Show sync and publication state:

$ pipeio nb status
Flow: preprocess/ieeg (2 entries)

  investigate_noise_characterization_demo
    .py   2026-03-20 14:30  (source)
    .ipynb 2026-03-20 14:28  ⚠ out of sync (py is newer)
    .md   2026-03-20 14:28  ⚠ out of sync
    published: no

  investigate_noise_tfspace_demo
    .py   2026-03-19 10:00  (source)
    .ipynb 2026-03-19 10:00  ✓ synced
    .md   2026-03-19 10:00  ✓ synced
    published: yes (2026-03-19)

Full Pipeline Shortcut¶

pipeio nb publish (without sub-stage) runs the full pipeline:

pair → sync → exec → publish

Equivalent to the pixecog Makefile target nb-publish.

CLI Commands¶

pipeio nb pair     [--force]
pipeio nb sync     [--direction py2nb|nb2py] [--force]
pipeio nb diff
pipeio nb exec
pipeio nb publish
pipeio nb status
pipeio nb lab      [--pipe PIPE] [--flow FLOW] [--sync] [--refresh]
pipeio nb scan     [--register]
pipeio nb migrate  [--yes]
pipeio nb new      --mode explore|demo [--flow PIPE/FLOW] NAME

`pipeio nb new`¶

Scaffold a new notebook:

--mode explore — minimal bootstrap, no publish defaults, structured docstring header
--mode demo — publish-ready, wired to pipeline outputs, auto-registered in notebook.yml

Creates notebooks/<name>/<name>.py with the standard header and PipelineContext bootstrap code.

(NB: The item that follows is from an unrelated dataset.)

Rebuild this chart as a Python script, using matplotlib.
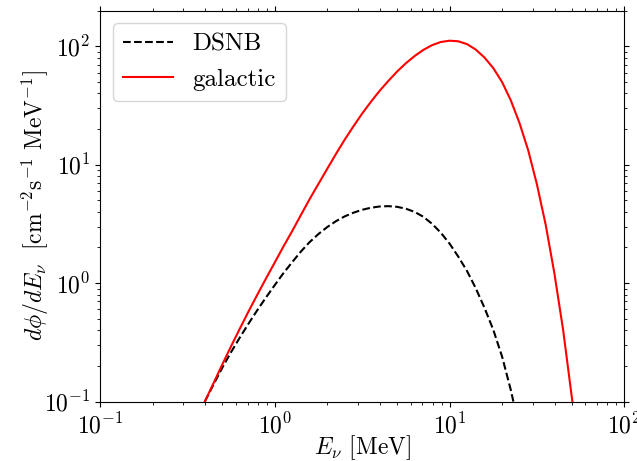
import matplotlib
matplotlib.use('Agg')
import matplotlib.pyplot as plt

plt.rcParams['font.family'] = 'serif'
plt.rcParams['font.serif'] = ['cmr10']
plt.rcParams['mathtext.fontset'] = 'cm'
plt.rcParams['axes.formatter.use_mathtext'] = True
plt.rcParams['axes.unicode_minus'] = True

energy = [0.398, 0.447, 0.501, 0.562, 0.631, 0.708, 0.794, 0.891, 1.0, 1.12,
          1.26, 1.41, 1.58, 1.78, 2.0, 2.24, 2.51, 2.82, 3.16, 3.55, 3.98,
          4.47, 5.01, 5.62, 6.31, 7.08, 7.94, 8.91, 10.0, 11.2, 12.6, 14.1,
          15.8, 17.8, 20.0, 22.4]

# DSNB flux, cm^-2 s^-1 MeV^-1 (last point is where it leaves the axes)
dsnb_E = energy + [23.2]
dsnb_flux = [0.100, 0.140, 0.193, 0.261, 0.347, 0.455, 0.590, 0.757, 0.962, 1.211,
             1.507, 1.845, 2.213, 2.600, 2.979, 3.334, 3.656, 3.931, 4.159, 4.330,
             4.436, 4.465, 4.406, 4.251, 3.995, 3.633, 3.172, 2.666, 2.158, 1.682,
             1.264, 0.911, 0.626, 0.404, 0.239, 0.126, 0.100]

# galactic supernova flux
gal_E = energy + [25.1, 28.2, 31.6, 35.5, 39.8, 44.7, 50.1, 50.5]
gal_flux = [0.100, 0.1436, 0.2056, 0.2924, 0.4121, 0.5768, 0.7962, 1.094, 1.493, 2.032,
            2.761, 3.750, 5.093, 6.902, 9.268, 12.33, 16.22, 21.09, 26.98, 33.96,
            41.98, 51.05, 61.09, 71.78, 82.60, 93.11, 102.1, 108.6, 111.4, 110.2,
            104.2, 93.97, 80.72, 65.46, 49.77, 35.08, 22.65, 13.24, 6.871, 3.119,
            1.216, 0.401, 0.109, 0.100]

fig = plt.figure(figsize=(6.37, 4.61), dpi=100)
ax = fig.add_axes([0.157, 0.129, 0.823, 0.848])

ax.plot(dsnb_E, dsnb_flux, 'k--', lw=1.5, label='DSNB')
ax.plot(gal_E, gal_flux, 'r-', lw=1.5, label='galactic')

ax.set_xscale('log')
ax.set_yscale('log')
ax.set_xlim(0.1, 100)
ax.set_ylim(0.1, 200)

ax.tick_params(which='both', top=True, right=True, labelsize=17)
ax.tick_params(axis='x', which='major', pad=4.5)
ax.set_xlabel(r'$E_\nu$ [MeV]', fontsize=17)
ax.set_ylabel(r'$d\phi/dE_\nu\ \ [\mathrm{cm}^{-2}\mathrm{s}^{-1}\ \mathrm{MeV}^{-1}]$',
              fontsize=17)
ax.xaxis.set_label_coords(0.5, -0.082)
ax.yaxis.set_label_coords(-0.094, 0.5)

ax.legend(loc='upper left', fontsize=18)

fig.savefig('out.png', dpi=100)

Reference: pixecog Makefile Targets¶

The current implementation these specs replace:

Make target	pipeio equivalent	Lines of bash
`nb-list`	`pipeio nb status`	3
`nb-pair`	`pipeio nb pair`	45
`nb-status`	`pipeio nb sync --dry`	30
`nb-sync`	`pipeio nb sync`	50
`nb-exec-all`	`pipeio nb exec`	25
`nb-publish-myst`	`pipeio nb publish --format myst`	40
`nb-publish-html`	`pipeio nb publish --format html`	35
`nb-publish-ipynb`	`pipeio nb publish --format ipynb`	30
`nb-publish`	`pipeio nb publish`	15 (orchestration)

Total: ~350 lines of bash → Python CLI with proper error handling, progress reporting, and dry-run support.